The Magazine of The Leffell School

Reflections from Michael Kay

A Message from our Head of School

The 2016-2017 school year will be remembered as one in which national and international discourse focused on competing visions for how best to improve the world. As an educational institution that has been driven for 51 years by the value of tikkun olam, this environment motivated us to consider important questions: How can we ensure that our students will take an interest in the world around them, without telling them what to think? How can we inspire students and alumni to take action to repair the world, without simply prescribing what this action ought to be?

My colleagues and I recently received an email that reaffirmed a core principle of our educational program: that enduring values — those that will transform the world in an immediate, positive, and abiding way — are most effectively instilled not merely through didactic instruction, but through memorable, lived experience.

The note was from a Schechter Westchester alumna, studying in her first year at a major university. She was writing in the days following several widely-publicized acts of anti-Semitism, including bomb threats and the desecration of Jewish cemeteries. She reached out, unsolicited, to tell us that she had been deeply affected by the defacement of headstones at a particular cemetery near her campus, and that she had volunteered through the campus Hillel to clean up, identify stones, and help families locate the graves of their loved ones.

This commitment to honoring the dignity of the deceased, one of the most powerful mitzvot in our tradition, was, of course, inspiring. What induced even more pride in our faculty, however, was our alumna’s statement that her sense of obligation was motivated by our school’s relentless commitment to “take hardships faced by our community and turn them into lessons.” Reflecting on her ninth- and twelfth-grade trips to aid the Hebrew Free Burial Association, she noted that on two separate occasions, the school “found it important enough to take us out of school for the day to help clean up a Jewish cemetery … to learn the value of community service, the respect deserved by those in our community who have passed, and the importance of maintaining a holy space for them and their grieving families.”

She then went on to recall the time that her class had spent in Poland as part of our eight-week, capstone Lev v’Nefesh senior experience. The trip is intended to help students understand the vibrant Jewish life that existed in Poland for eight centuries, experience firsthand the horrors of the Shoah, and bear witness to the small but inspiring renaissance of Jewish commitment that is now taking place there. She remembered our visits to pre-Holocaust Jewish cemeteries in Krakow and Warsaw, and the way in which her guides “showed the violence and the hatred used to break the headstones and to take away the names of those that were buried there so that they could not be remembered.” She then stated, in a line that evoked tears from some readers, that “it is because of what our school taught me through showing me both the destruction and the restoration possible in these holy places that I knew it was my duty as a member of the larger Jewish community to volunteer in any way I can.” 

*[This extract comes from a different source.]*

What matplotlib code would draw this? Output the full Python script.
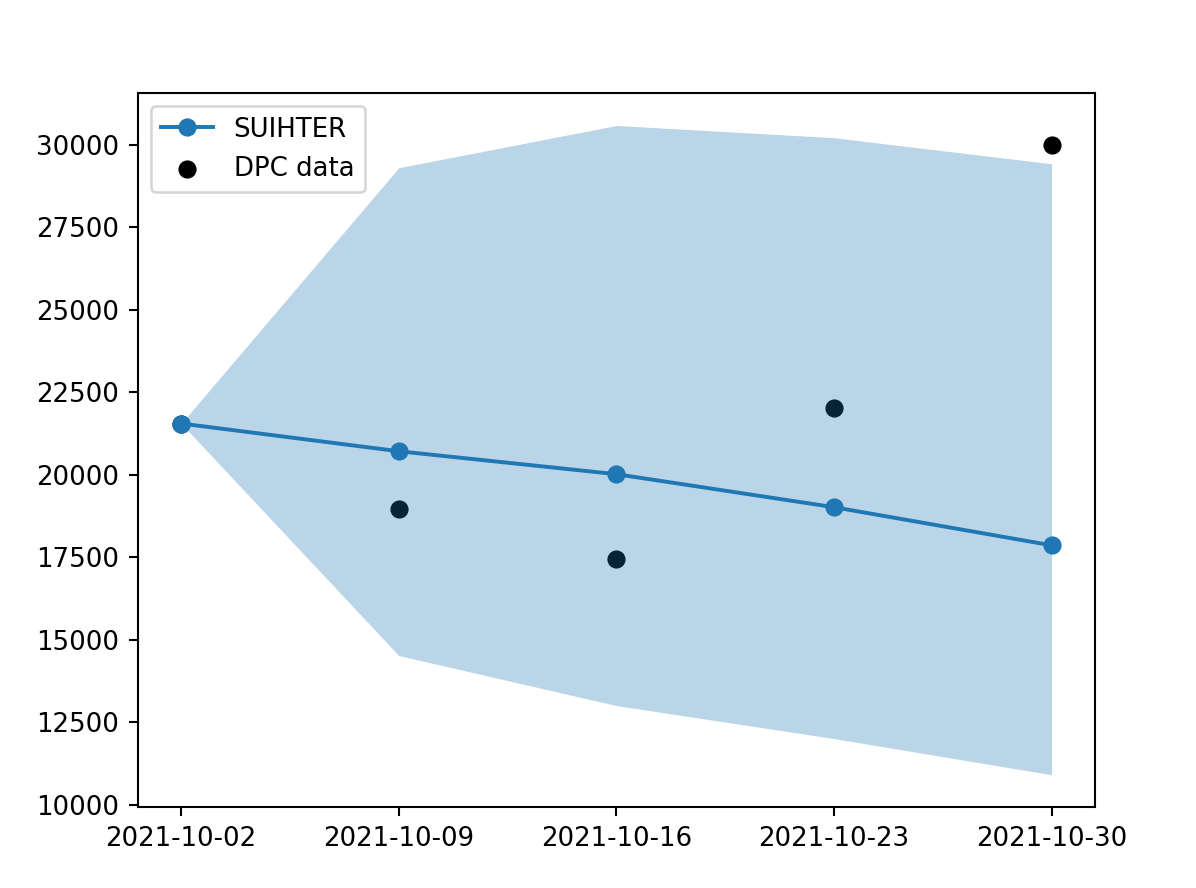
import matplotlib
matplotlib.use('Agg')
import matplotlib.pyplot as plt
import numpy as np

dates = np.array(['2021-10-02', '2021-10-09', '2021-10-16', '2021-10-23', '2021-10-30'],
                 dtype='datetime64[D]')
suihter = [21550, 20710, 20015, 19015, 17860]
band_low = [21550, 14520, 13005, 12005, 10910]
band_high = [21550, 29300, 30580, 30210, 29420]
dpc = [21550, 18950, 17440, 22020, 30000]

fig = plt.figure(figsize=(6.4, 4.75), dpi=187)
ax = fig.add_subplot(111)
fig.subplots_adjust(left=0.115, right=0.915, top=0.895, bottom=0.091)

ax.plot(dates, suihter, 'o-', color='C0', label='SUIHTER')
ax.scatter(dates, dpc, color='black', label='DPC data')
ax.fill_between(dates, band_low, band_high, color='C0', alpha=0.3, linewidth=0)

ax.set_xticks(dates)
ax.set_xticklabels([str(d) for d in dates])
ax.legend(loc='upper left')

plt.savefig('out.png', dpi=187)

To be sure, the world of the future will be shaped by leaders with expertise in the traditional classroom and laboratory disciplines: humanities, sciences, arts, and engineering. Schechter Westchester’s students and graduates are excelling in these areas more than ever due to innovative programs that we have recently instituted in technology, entrepreneurship, literature, studio art, and Judaic studies. Perhaps even more important than content expertise, though, is the intuition to improve society and rectify wrongs — to take action when passivity is an available option. As the Mishnah teaches us (Avot 2:6), in a place in which there are few people willing to step up to do what is right, one must strive to be such a person.

Such intuition can indeed be inculcated in young people, and doing so is a crucial element of Schechter Westchester’s program. Critical thinking and analysis are the central skills of the 21st century, but these skills in and of themselves are often insufficient. Through our experiential tikkun olam programming, we are conditioning students to utilize these skills to identify a need and respond to it out of passion, instinct, a sense of justice, and an awareness of history. 

Our ultimate mission is not explicitly to tell students what to think or how to act, but rather to instill the values that will inspire them to navigate an increasingly complex world with confidence and a moral imperative to make it a better place. Every once in a while, an email brings with it an affirming reminder of the power that our programming — both inside and outside the classroom — has to shape young lives and bring about success in this area of sacred responsibility.